_Task prompt_. Where a line contains the word "LaTeX", copy that line.

(Saved data entries)
————————

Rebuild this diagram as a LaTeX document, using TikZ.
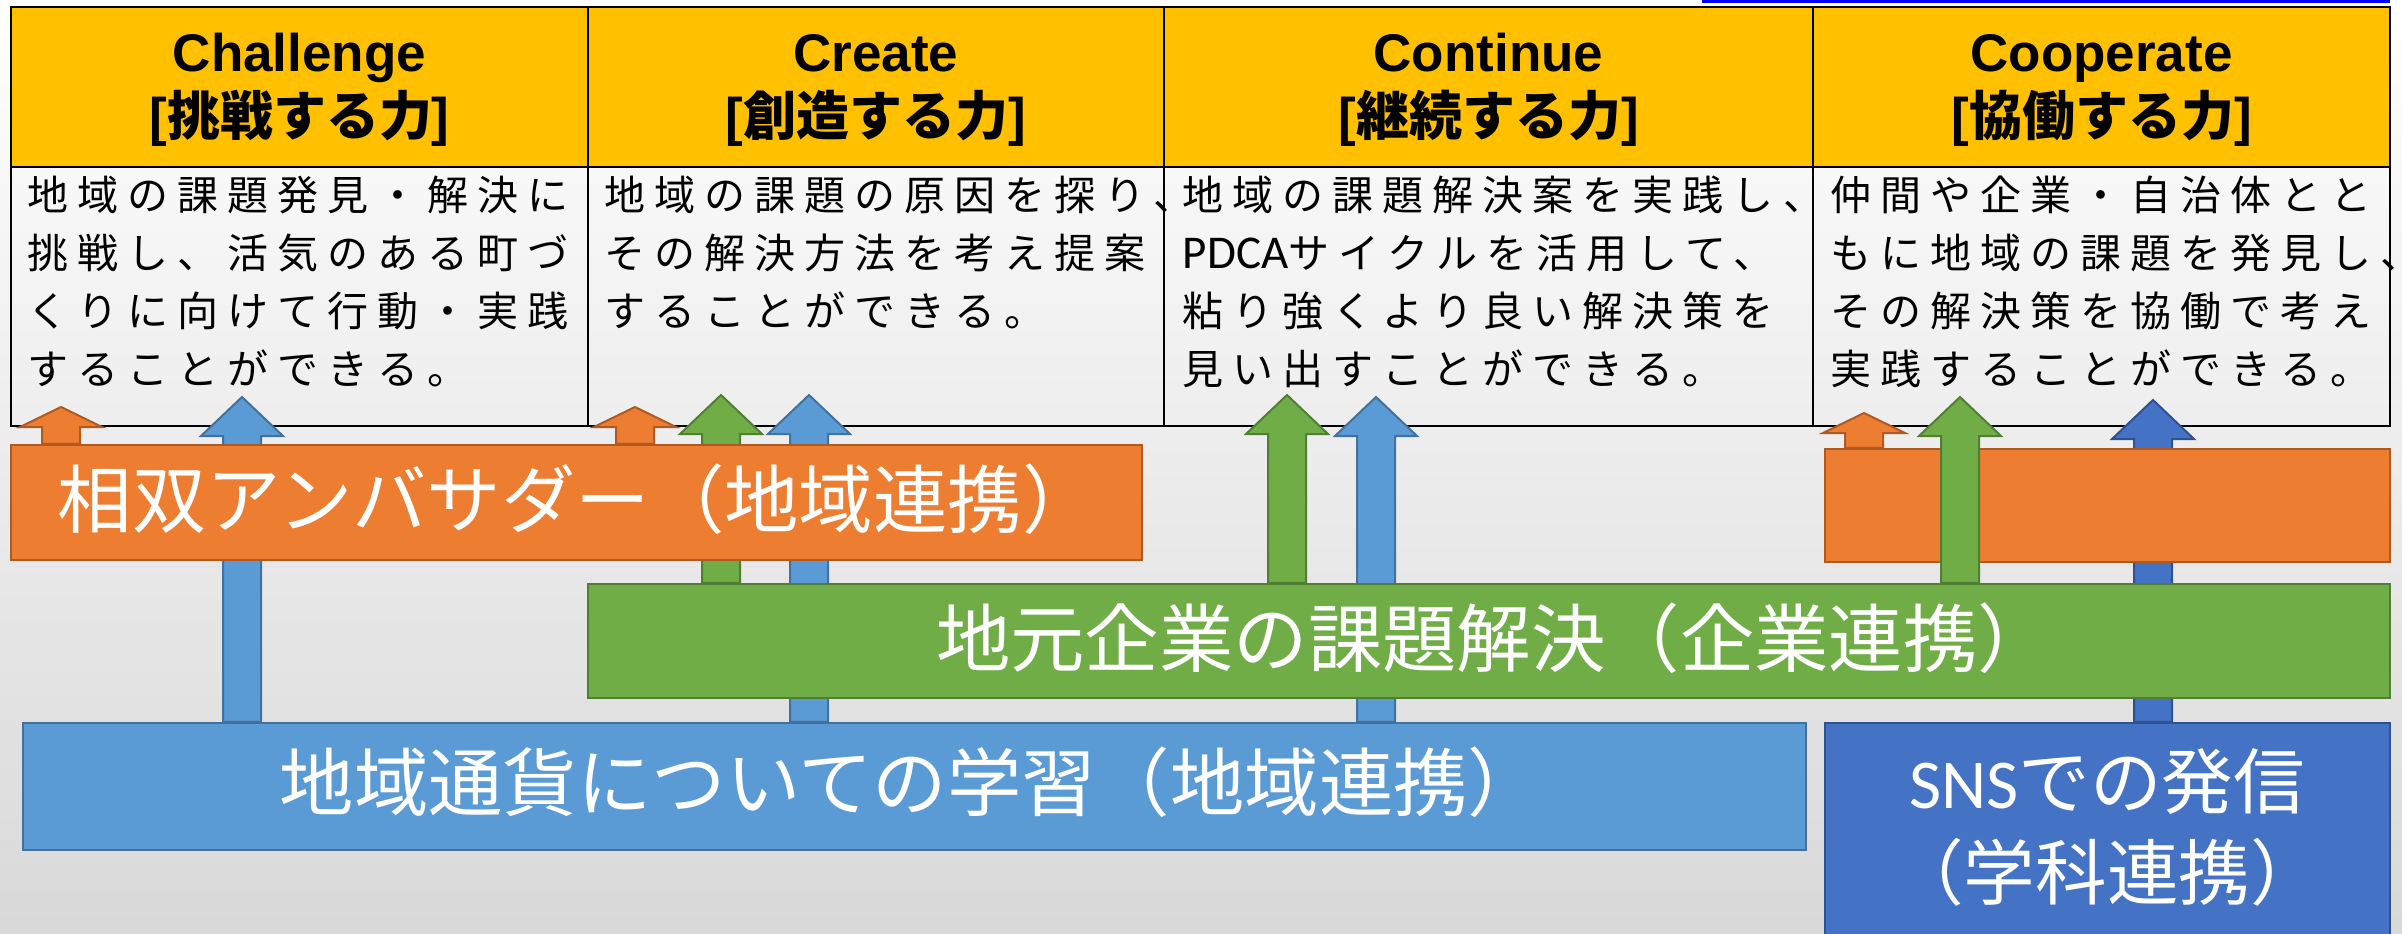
\documentclass[tikz,border=0pt]{standalone}
\usepackage{fontspec}
\usetikzlibrary{fit,calc}
\newfontfamily\jpf{Noto Sans CJK JP}
\newfontfamily\jpsp{Noto Sans CJK JP}[LetterSpace=22]
\newfontfamily\arf{Liberation Sans}
\newfontfamily\calf{Carlito}
\definecolor{hdr}{HTML}{FFC000}
\definecolor{org}{HTML}{ED7D31}
\definecolor{orgD}{HTML}{AE5A21}
\definecolor{grn}{HTML}{70AD47}
\definecolor{grnD}{HTML}{507E32}
\definecolor{lbl}{HTML}{5B9BD5}
\definecolor{lblD}{HTML}{41719C}
\definecolor{dbl}{HTML}{4472C4}
\definecolor{dblD}{HTML}{2F528F}
\pgfdeclarelayer{bg}\pgfdeclarelayer{arrlayer}\pgfdeclarelayer{fr}
\pgfsetlayers{bg,arrlayer,main,fr}
\tikzset{
  cell/.style={draw=black, line width=0.7pt, inner sep=0pt},
  hdcell/.style={cell, fill=hdr},
  bx/.style={draw=#1D, fill=#1, line width=0.6pt, inner sep=0pt},
  blk/.style={fill=#1, draw=#1D, line width=0.5pt, line join=miter},
  hdtext/.style={align=center, inner sep=0pt, font=\arf\bfseries\fontsize{13.25pt}{16pt}\selectfont},
  bodytext/.style={align=left, anchor=north west, inner sep=0pt, font=\jpsp\fontsize{10.25pt}{14.5pt}\selectfont},
  lab/.style={text=white, inner sep=0pt, align=center, font=\jpf\fontsize{18.6pt}{22.75pt}\selectfont}
}
\newcommand\blockarr[5]{%
  \draw[blk=#1] let \p1=(#5.north), \p2=(#2,#3) in
  (\x2-4.75pt,\y1) -- (\x2-4.75pt,\y2-#4*0.25pt) -- (\x2-10.25pt,\y2-#4*0.25pt) -- (\p2)
  -- (\x2+10.25pt,\y2-#4*0.25pt) -- (\x2+4.75pt,\y2-#4*0.25pt) -- (\x2+4.75pt,\y1) -- cycle;}
\newcommand\hj[1]{{\jpf\bfseries #1}}
\newcommand\pdca{{\calf\fontsize{11.75pt}{14.5pt}\selectfont PDCA}}
\begin{document}
\begin{tikzpicture}[x=0.25pt,y=-0.25pt]
\useasboundingbox (0,0) rectangle (2402,933);
\begin{pgfonlayer}{bg}
  \shade[top color=white, bottom color=black!15] (0,0) rectangle (2402,933);
  \fill[blue] (1702,0) rectangle (2390,2.5);
  % table
  \node[hdcell, fit={(11,7)(588,167)}] (h1) {};
  \node[hdcell, fit={(588,7)(1164,167)}] (h2) {};
  \node[hdcell, fit={(1164,7)(1813,167)}] (h3) {};
  \node[hdcell, fit={(1813,7)(2390,167)}] (h4) {};
  \node[cell, fit={(11,167)(588,426)}] (b1) {};
  \node[cell, fit={(588,167)(1164,426)}] (b2) {};
  \node[cell, fit={(1164,167)(1813,426)}] (b3) {};
  \node[cell, fit={(1813,167)(2390,426)}] (b4) {};
  \node[hdtext] (t1) at (299.5,90) {Challenge\\{[}\hj{挑戦する力}{]}};
  \node[hdtext] (t2) at (876,90) {Create\\{[}\hj{創造する力}{]}};
  \node[hdtext] (t3) at (1488.5,90) {Continue\\{[}\hj{継続する力}{]}};
  \node[hdtext] (t4) at (2101.5,90) {Cooperate\\{[}\hj{協働する力}{]}};
  \node[bodytext] (d1) at (27,175) {地域の課題発見・解決に\\挑戦し、活気のある町づ\\くりに向けて行動・実践\\することができる。};
  \node[bodytext] (d2) at (604,175) {地域の課題の原因を探り、\\その解決方法を考え提案\\することができる。};
  \node[bodytext] (d3) at (1182,175) {地域の課題解決案を実践し、\\\pdca サイクルを活用して、\\粘り強くより良い解決策を\\見い出すことができる。};
  \node[bodytext] (d4) at (1830,175) {仲間や企業・自治体とと\\もに地域の課題を発見し、\\その解決策を協働で考え\\実践することができる。};
\end{pgfonlayer}
% boxes
\node[bx=org, fit={(11,445)(1142,560)}] (amb) {};
\node[bx=org, fit={(1825,449)(2390,562)}] (amb2) {};
\node[bx=grn, fit={(588,584)(2390,698)}] (biz) {};
\node[bx=lbl, fit={(23,723)(1806,850)}] (cur) {};
\node[bx=dbl, fit={(1825,723)(2390,945)}] (sns) {};
\node[lab, anchor=west] (ambt) at (57,499) {相双アンバサダー（地域連携）};
\node[lab] (bizt) at (1494,638) {地元企業の課題解決（企業連携）};
\node[lab] (curt) at (911,782) {地域通貨についての学習（地域連携）};
\node[lab, font=\jpf\fontsize{17.9pt}{22.75pt}\selectfont] (snst) at (2107,827) {{\calf\fontsize{17.5pt}{22.75pt}\selectfont SNS}での発信\\（学科連携）};
\begin{pgfonlayer}{arrlayer}
  \blockarr{org}{61}{407}{20}{amb}
  \blockarr{org}{635}{407}{20}{amb}
  \blockarr{org}{1864}{413}{20}{amb2}
  \blockarr{lbl}{242}{397}{39}{cur}
  \blockarr{lbl}{809}{395}{39}{cur}
  \blockarr{lbl}{1376}{397}{39}{cur}
  \blockarr{grn}{721}{395}{39}{biz}
  \blockarr{grn}{1287}{395}{39}{biz}
  \blockarr{dbl}{2153}{400}{39}{sns}
\end{pgfonlayer}
\begin{pgfonlayer}{fr}
  \blockarr{grn}{1960}{397}{39}{biz}
\end{pgfonlayer}
\end{tikzpicture}
\end{document}
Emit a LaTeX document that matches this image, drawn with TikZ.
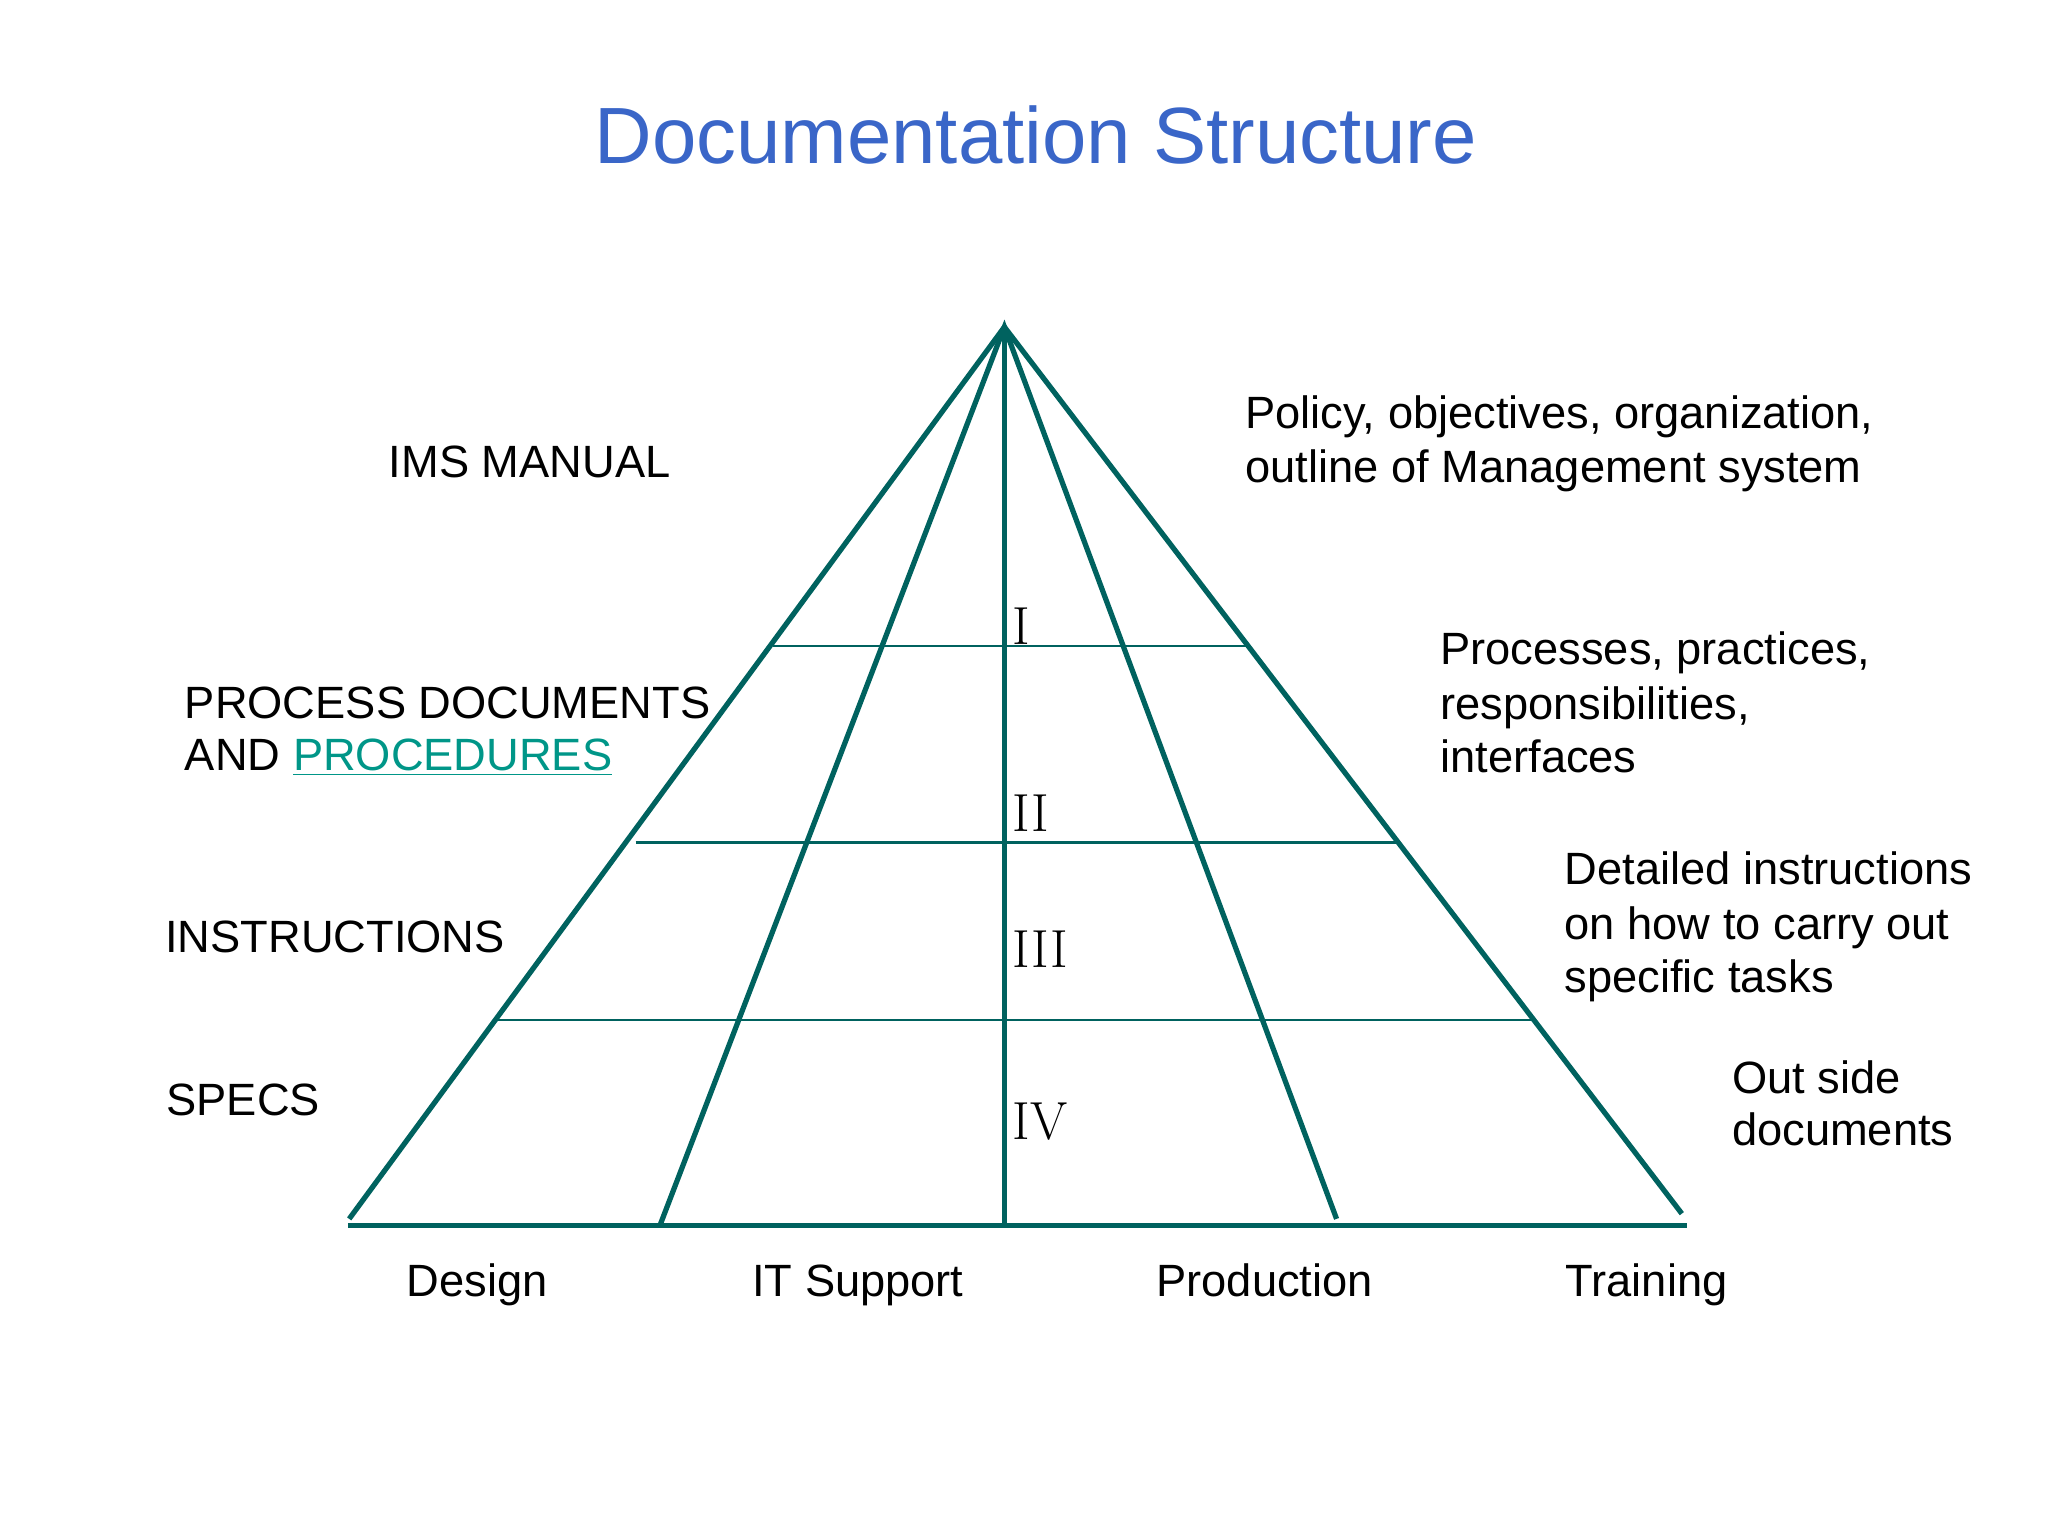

————————

_The result_.
Rebuild this diagram as a LaTeX document, using TikZ.
Emit a LaTeX document that matches this image, drawn with TikZ.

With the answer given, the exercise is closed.